Paranoid, self-righteous, unfit for urban life? Maybe last week. This week, Ugg woman could be my sister. I closed the door carefully behind me.
Our pal Pasqualina Azzarello, the painter who made a DUMBO construction site bloom with murals, will be speaking with 15 other emerging women artists at Red Hook’s Kentler International Drawing Space today (Saturday) at 4 pm. …
So much for Mayor Bloomberg’s much-ballyhooed task force of local leaders to decide how vacant firehouses, like Engine 204 on Degraw Street, should be disposed of. This week, a spokeswoman for City Planning told The Stoop that the sale of Engine 204 was proceeding as planned. The City Council will hold a final vote on the site’s future by April 23. …
Off the waterfront: Columbia Street literary outpost, Freebird Books, is celebrating its three-year anniversary. It’s been a tough road (check out the huge potholes and constant construction outside their front door) but the shop has come through for the nabe with regular readings, free WiFi, a café that sells corndogs (corndogs, Jerry!) and a whole shelf of local indie books.
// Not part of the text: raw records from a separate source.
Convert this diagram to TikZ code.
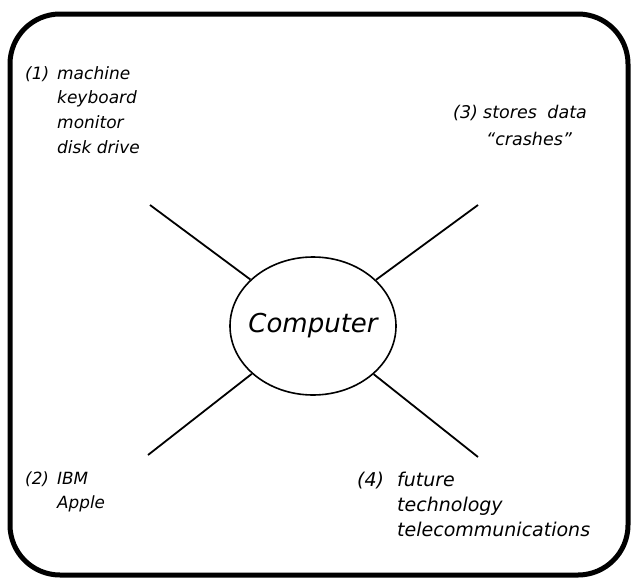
\documentclass[tikz,border=0pt]{standalone}
\usepackage{fontspec}
\setmainfont{DejaVu Sans}
\usetikzlibrary{shapes.geometric}
\tikzset{
  lbl/.style={anchor=base west, inner sep=0pt, font=\fontsize{17}{24.8}\selectfont\itshape},
  conn/.style={line width=1.8pt},
}
\newcommand{\grp}[2]{\begin{tabular}[t]{@{}p{#1}@{}l@{}}#2\end{tabular}}
\begin{document}
\begin{tikzpicture}[x=1pt,y=-1pt]
\useasboundingbox (0,0) rectangle (632,579);
\draw[line width=5pt, rounded corners=50pt] (10,14) rectangle (628,575);
\node[ellipse, draw, line width=1.6pt, minimum width=166pt, minimum height=138pt, inner sep=0pt, font=\fontsize{26}{28}\selectfont\itshape] (C) at (313,326) {\makebox[0pt]{Computer}};
\coordinate (tl) at (150,205);
\coordinate (tr) at (478,205);
\coordinate (bl) at (148,455);
\coordinate (br) at (478,457);
\draw[conn] (tl) -- (C);
\draw[conn] (tr) -- (C);
\draw[conn] (bl) -- (C);
\draw[conn] (br) -- (C);
\node[lbl] (g1) at (25,79) {\grp{32pt}{(1) & machine\\ & keyboard\\ & monitor\\ & disk drive}};
\node[lbl, font=\fontsize{17.5}{27}\selectfont\itshape] (g3) at (453,118) {\grp{30pt}{(3) & stores\hspace{0.6em}data\\ & \hspace{3pt}“crashes”}};
\node[lbl, font=\fontsize{16.8}{24.8}\selectfont\itshape] (g2) at (25,484) {\grp{32pt}{(2) & IBM\\ & Apple}};
\node[lbl, font=\fontsize{19}{25}\selectfont\itshape] (g4) at (357,486) {\grp{40pt}{(4) & future\\ & technology\\ & telecommunications}};
\end{tikzpicture}
\end{document}
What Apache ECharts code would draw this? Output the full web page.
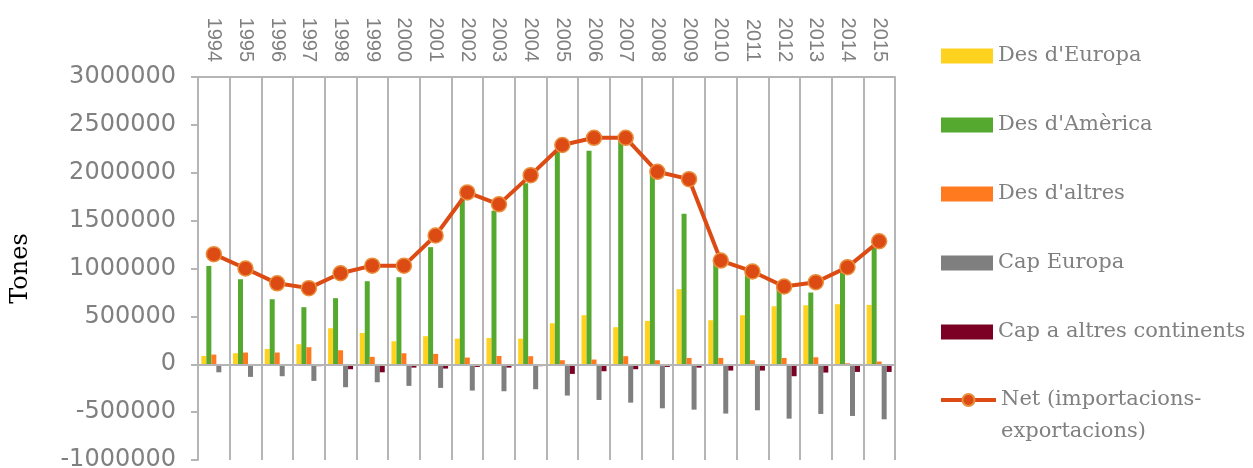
<!DOCTYPE html>
<html>
<head>
<meta charset="utf-8">
<script src="https://cdn.jsdelivr.net/npm/echarts@6/dist/echarts.min.js"></script>
<style>
html,body{margin:0;padding:0;background:#fff;}
#chart{width:1253px;height:468px;}
</style>
</head>
<body>
<div id="chart"></div>
<script>
var years = ['1994','1995','1996','1997','1998','1999','2000','2001','2002','2003','2004','2005','2006','2007','2008','2009','2010','2011','2012','2013','2014','2015'];
var desEuropa = [87000,115000,160000,209000,376000,327000,240000,293000,268000,275000,268000,428000,512000,387000,453000,784000,460000,512000,606000,616000,627000,620000];
var desAmerica = [1027000,888000,679000,596000,690000,867000,909000,1223000,1738000,1602000,1891000,2236000,2229000,2348000,1985000,1571000,1111000,965000,820000,749000,958000,1226000];
var desAltres = [101000,122000,122000,178000,146000,77000,115000,108000,70000,87000,84000,42000,49000,84000,42000,66000,66000,42000,66000,73000,10000,28000];
var capEuropa = [-84000,-132000,-125000,-174000,-240000,-188000,-226000,-247000,-275000,-282000,-261000,-327000,-373000,-401000,-460000,-474000,-515000,-481000,-568000,-519000,-540000,-575000];
var capAltres = [-10000,-12000,-12000,-20000,-52000,-84000,-35000,-45000,-28000,-35000,-20000,-101000,-73000,-52000,-28000,-35000,-66000,-66000,-125000,-87000,-80000,-80000];
var net = [1150000,1000000,845000,795000,950000,1030000,1030000,1345000,1795000,1670000,1975000,2290000,2365000,2365000,2010000,1933000,1083000,969000,812000,857000,1014000,1285000];

var names = ["Des d'Europa","Des d'Amèrica","Des d'altres","Cap Europa","Cap a altres continents","Net (importacions-exportacions)"];
var colors = ['#FFD21F','#56A92F','#FF7A1E','#7F7F7F','#7B0023','#DD4B14'];
var barData = [desEuropa, desAmerica, desAltres, capEuropa, capAltres];

var gridColor = '#B5B5B5';
var textGray = '#808080';

var series = barData.map(function(d, i){
  var s = {
    name: names[i], type: 'bar', data: d, barWidth: 5, barGap: '0%',
    itemStyle: {color: colors[i]}, silent: true, z: 2
  };
  if (i === 0) {
    s.markLine = {
      silent: true, symbol: ['none','none'], label: {show: false},
      lineStyle: {color: gridColor, width: 2, type: 'solid'},
      data: [{yAxis: 0}], animation: false
    };
  }
  return s;
});
series.push({
  name: names[5], type: 'line', data: net, z: 5,
  symbol: 'circle', symbolSize: 15,
  lineStyle: {color: colors[5], width: 4},
  itemStyle: {color: colors[5], borderColor: '#E98F3C', borderWidth: 1.5},
  silent: true
});

var chart = echarts.init(document.getElementById('chart'), null, {renderer: 'canvas'});
chart.setOption({
  animation: false,
  backgroundColor: '#fff',
  grid: {left: 198, right: 358, top: 77, bottom: 8, containLabel: false, outerBoundsMode: 'none'},
  legend: [{
    data: names.slice(0,5),
    orient: 'vertical', left: 936, top: 36,
    itemWidth: 52, itemHeight: 15, itemGap: 39,
    icon: 'rect',
    textStyle: {fontFamily: 'DejaVu Serif', fontSize: 21, color: textGray, lineHeight: 30},
    selectedMode: false
  },{
    data: [names[5]],
    orient: 'vertical', left: 934, top: 347,
    itemWidth: 55, itemHeight: 15,
    lineStyle: {width: 4},
    formatter: function(){ return ' \nNet (importacions-\nexportacions)'; },
    textStyle: {fontFamily: 'DejaVu Serif', fontSize: 21, color: textGray, lineHeight: 32},
    selectedMode: false
  }],
  xAxis: {
    type: 'category', data: years, position: 'top', boundaryGap: true,
    axisLine: {show: true, onZero: false, lineStyle: {color: gridColor, width: 2}},
    axisTick: {show: false},
    axisLabel: {rotate: 90, margin: 15, fontFamily: 'Liberation Sans', fontSize: 20, color: textGray, interval: 0},
    splitLine: {show: true, lineStyle: {color: gridColor, width: 2}}
  },
  yAxis: {
    type: 'value', min: -1000000, max: 3000000, interval: 500000,
    name: 'Tones', nameLocation: 'middle', nameRotate: 90, nameGap: 165,
    nameTextStyle: {fontFamily: 'DejaVu Serif', fontSize: 24, color: '#000'},
    axisLine: {show: true, lineStyle: {color: gridColor, width: 2}},
    axisTick: {show: true, length: 7, lineStyle: {color: gridColor, width: 2}},
    axisLabel: {margin: 22, fontFamily: 'DejaVu Sans', fontSize: 24, color: textGray,
      formatter: function(v){ return String(v); }},
    splitLine: {show: false}
  },
  series: series
});
</script>
</body>
</html>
Owners Sam Citrin and Rachel London promise at least one “wine-addled” rendition of their Lynyrd Skynyrd anthem at a birthday bash on Sunday from 7–10 pm. …
The folks at Flying Saucer on Atlantic Avenue, were complaining the other day about the declining quality of the bagels they get from that overrated, Manhattan-based chain, H&H. Our response: buy Brooklyn!